ANALISIS YURIDIS TERHADAP TINDAK PIDANA SEDIAAN FARMASI TANPA IZIN EDAR (Putusan Nomor : 2008/K/Pid.Sus/2016)
Abstract
Masyarakat perlu dilindungi dari penggunaan obat, obat tradisional,
kosmetika, suplemen makanan, dan makanan yang secara ilmiah tidak memenuhi
persyaratan keamanan, mutu, dan manfaat. Produk obat, obat tradisional, kosmetik,
suplemen makanan dan makanan yang bersumber, mengandung atau berasal dari
bahan tertentu yang secara syariah mengandung unsur bahan tidak halal dan tidak
lazim digunakan oleh masyarakat Indonesia yang mayoritas beragama Islam. Untuk
melaksanakan pengawasan obat dan makanan perlu dilakukan pengaturan izin edar
terhadap produk obat, obat tradisional, kosmetik, suplemen makanan dan makanan
yang bersumber, mengandung atau berasal dari bahan tertentu dan atau
mengandung alkohol. Contoh kasus yang penulis analisis yaitu berdasarkan
Putusan Nomor 2008/K/Pid.Sus/2016.
Putusan permasalahan yang dibahas dalam skripsi ini, Pertama adalah
apakah tepat pertimbangan hakim MA yang menjatuhkan sanksi pidana
berdasarkan Pasal 196 UU Kesehatan dalam Putusan No 2008/K/Pid.Sus/2016?
Permasalahan kedua adalah apakah saksi yang bekerja di apotek dapat dituntut
melakukan tindak pidana sebagaimana ketentuan dalam UU Kesehatan? Kedua
permasalahan tersebut akan dianalisis penulis dengan menggunakan metode yuridis
normatif melalui pendekatan undang-undang dan pendekatan konseptual. Yuridis
normatif yaitu penelitian yang dilakukan dengan mengkaji berbagai aturan hukum
yang bersifat formil seperti undang-undang, peraturan-peraturan serta literatur yang
berisi konsep-konsep teoritis yang kemudian dihubungkan dengan permasalahan
yang akan dibahas dalam penulisan skripsi ini. Sumber bahan hukum yang
digunakan dalam penulisan skripsi ini yaitu bahan hukum primer dan bahan hukum
sekunder. Analisis bahan hukum yang digunakan oleh penulis yaitu metode
deduktif dimana pengambilan kesimpulan dari pembahasan yang bersifat umum
menjadi kesimpulan yang bersifat khusus sehingga jawaban atas rumusan masalah
yang telah ditetapkan dan pada akhirnya penulis dapat memberikan preskripsi
mengenai apa yang seharusnya dan dapat diterapkan.
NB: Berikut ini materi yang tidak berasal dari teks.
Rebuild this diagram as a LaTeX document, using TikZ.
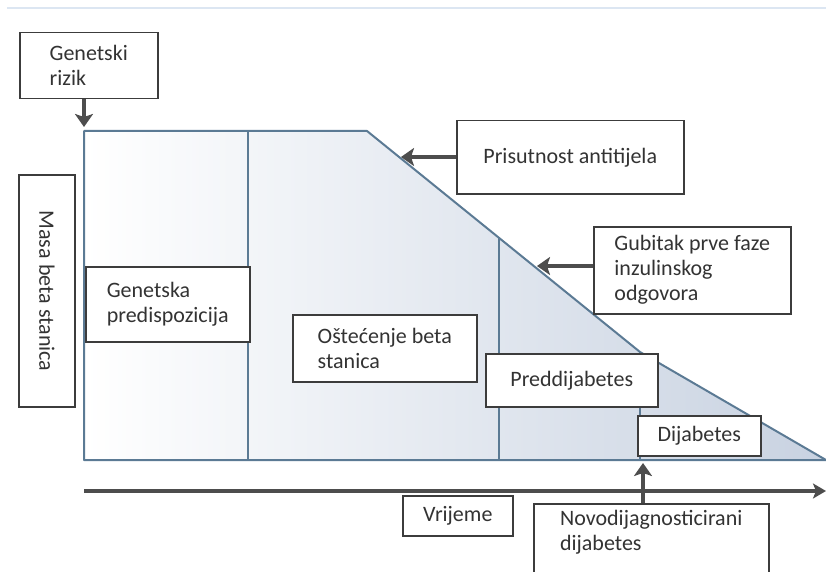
\documentclass[tikz,border=0pt]{standalone}
\usepackage{fontspec}
\setmainfont{Carlito}
\usetikzlibrary{arrows.meta}
\definecolor{edgeblue}{HTML}{5B7A94}
\definecolor{fillblue}{HTML}{C8D2E1}
\definecolor{boxgray}{HTML}{3C3C3C}
\definecolor{txtgray}{HTML}{333333}
\definecolor{arrowgray}{HTML}{4D4D4D}
\definecolor{rulecol}{HTML}{DCE6F2}
\tikzset{
	box/.style={draw=boxgray, line width=1.5pt, fill=white, text=txtgray, align=left,
		inner sep=0pt, anchor=north west, font=\fontsize{22}{25}\selectfont},
	pointer/.style={draw=arrowgray, line width=4pt, -{Stealth[length=13pt,width=18pt,inset=3pt]}},
	phase/.style={draw=edgeblue, line width=2pt},
}
\begin{document}
\begin{tikzpicture}[x=1pt,y=-1pt]
	\useasboundingbox (0,0) rectangle (826,572);
	\draw[rulecol, line width=1.5pt] (7,8) -- (826,8);

	% beta cell mass
	\coordinate (tl) at (84,131);
	\coordinate (tr) at (367,131);
	\coordinate (kink) at (640,352);
	\coordinate (br) at (826,460);
	\coordinate (bl) at (84,460);
	\shade[left color=white, right color=fillblue] (tl) -- (tr) -- (kink) -- (br) -- (bl) -- cycle;
	\draw[phase, line join=round] (tl) -- (tr) -- (kink) -- (br) -- (bl) -- cycle;
	\draw[phase] (248,131) -- (248,460);
	\draw[phase, line width=1.2pt] (499,238) -- (499,460);
	\draw[phase, line width=1.2pt] (kink) -- (kink |- bl);

	% time axis
	\coordinate (t end) at (826,491);
	\draw[draw=arrowgray, line width=3.5pt, -{Stealth[length=13pt,width=15pt,inset=3pt]}] (84,491) -- (t end);

	% labels
	\node[box, minimum width=138, minimum height=66] (rizik) at (19,32) {Genetski\\rizik};
	\node[box, rotate=-90, anchor=center, minimum width=232, minimum height=56] (masa) at (47,291) {Masa beta stanica};
	\node[box, minimum width=164, minimum height=75] (predisp) at (85,266) {Genetska\\predispozicija};
	\node[box, minimum width=227, minimum height=73] (anti) at (456,120) {Prisutnost antitijela};
	\node[box, minimum width=197, minimum height=87] (gubitak) at (593,226) {Gubitak prve faze\\inzulinskog\\odgovora};
	\node[box, minimum width=184, minimum height=67] (ostecenje) at (292,314) {Oštećenje beta\\stanica};
	\node[box, minimum width=172, minimum height=53] (pred) at (485,353) {Preddijabetes};
	\node[box, minimum width=123, minimum height=40] (dija) at (637,415) {Dijabetes};
	\node[box, minimum width=110, minimum height=40] (vrijeme) at (402,495) {Vrijeme};
	\node[box, minimum width=235, minimum height=90] (novo) at (533,503) {Novodijagnosticirani\\dijabetes\\[12pt]};

	% arrows
	\coordinate (anti tip) at (401,157);
	\coordinate (gub tip) at (537,266);
	\coordinate (novo tip) at (643,463);
	\draw[pointer] (rizik.south -| tl) -- ([yshift=4pt]tl);
	\draw[pointer] (anti.west |- anti tip) -- (anti tip);
	\draw[pointer] (gubitak.west |- gub tip) -- (gub tip);
	\draw[pointer, line width=3.5pt] (novo.north -| novo tip) -- (novo tip);
\end{tikzpicture}
\end{document}
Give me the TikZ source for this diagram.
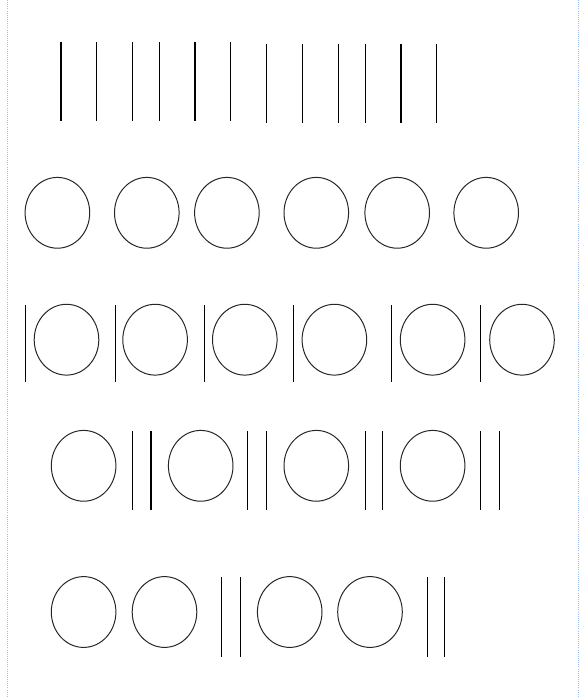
\documentclass[tikz,border=0pt]{standalone}
\tikzset{>=latex}
\definecolor{myborder}{RGB}{160,190,240}
\colorlet{mystroke}{black!85}
\tikzset{
  bar/.style={draw=black,line width=0.9pt},
  ring/.style={draw=mystroke,line width=0.85pt},
  frameline/.style={draw=myborder,line width=0.8pt,densely dotted},
}

\begin{document}
\begin{tikzpicture}[x=0.03cm,y=-0.03cm]
  \useasboundingbox (0,0) rectangle (579,697);
  % page edges
  \draw[frameline] (7.5,0) -- (7.5,697);
  \draw[frameline] (578,0) -- (578,697);
  % row 1: twelve bars
  \foreach \x in {61,96.4,132.6,159.2,195,230.8}
    \draw[bar] (\x,42) -- ++(0,79);
  \foreach \x in {266.6,302.4,338.3,365.2,401,436.9}
    \draw[bar] (\x,44) -- ++(0,79);
  % row 2: six rings
  \foreach \x in {57.4,146.8,226.9,316.3,397.2,486.2}
    \draw[ring] (\x,212.8) ellipse [x radius=32.3, y radius=35.4];
  % row 3: bar then ring
  \foreach \x/\c in {25.1/66.5,115.6/155.1,204.6/244.8,293.6/334.4,391.4/432.6,480.4/522}
  {
    \draw[bar] (\x,305) -- (\x,382);
    \draw[ring] (\c,339.7) ellipse [x radius=32.3, y radius=35.4];
  }
  % row 4: ring then two bars
  \foreach \c/\a/\b in {83.6/132.9/151,200.7/247.8/266.6,316.3/365.2/382.2,432.6/480.4/499.3}
  {
    \draw[ring] (\c,465.8) ellipse [x radius=32.3, y radius=35.4];
    \draw[bar] (\a,431) -- (\a,510);
    \draw[bar] (\b,431) -- (\b,510);
  }
  % row 5: two rings then two bars
  \foreach \c/\d/\a/\b in {83.6/164.5/221.6/240.4,289.7/370/427.6/444.6}
  {
    \draw[ring] (\c,612) ellipse [x radius=32.3, y radius=35.4];
    \draw[ring] (\d,612) ellipse [x radius=32.3, y radius=35.4];
    \draw[bar] (\a,577) -- (\a,657);
    \draw[bar] (\b,577) -- (\b,657);
  }
\end{tikzpicture}
\end{document}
Kesimpulan Pertama, bahwa putusan hakim dalam Putusan Nomor
2008/K/Pid.Sus/2016 tidak tepat, karena terdapat ketidaksinkronan atau
ketidaksesuaian antara pertimbangan hukum hakim (ratio decidendi) dengan amar
putusan sehingga mengakibatkan putusan tersebut menjadi kabur atau tidak jelas,
atas ketidaksesuaian tersebut maka dapat dijadikan sebagai novum oleh terdakwa
dalam mengajukan upaya hukum peninjauan kembali (PK).Kedua, Terhadap saksi
F dan saksi A yang bertugas meracik obat, mengemas ulang, memberikan obat ke
pasien serta menyiapkan pesanan produk kosmetik di apotik, apabila ia memiliki
surat izin berpraktik dalam pekerjaan kefarmasian maka ia tidak dapat diduga
melakukan tindak pidana, namun apabila saksi atau pekerja tersebut tidak memiliki
surat izin praktik pekerjaan kefarmasian maka ia dapat melanggar ketentuan Pasal
198 UU Kesehatan.
Saran dari penulis yaitu Pertama, Majelis Hakim dalam menyatakan amar
putusan tingkat kasasi guna memeriksa, mengadili dan menjatuhkan putusan
kepada terdakwa seyogianya memperhatikan pertimbangan-pertimbangan hukum, agar terjadi kesesuaian antara pertimbangan hukum dan amar putusan. Kedua,
Kepada pihak yang memiliki kewenangan untuk melakukan pengawasan terhadap
apotek agar melakukan tugasnya sebagaimana telah diatur dalam peraturan
perundang-undangan agar tidak terjadi penyalahgunaan wewenang dan terjaminnya
kesehatan serta keselamatan masyarakat.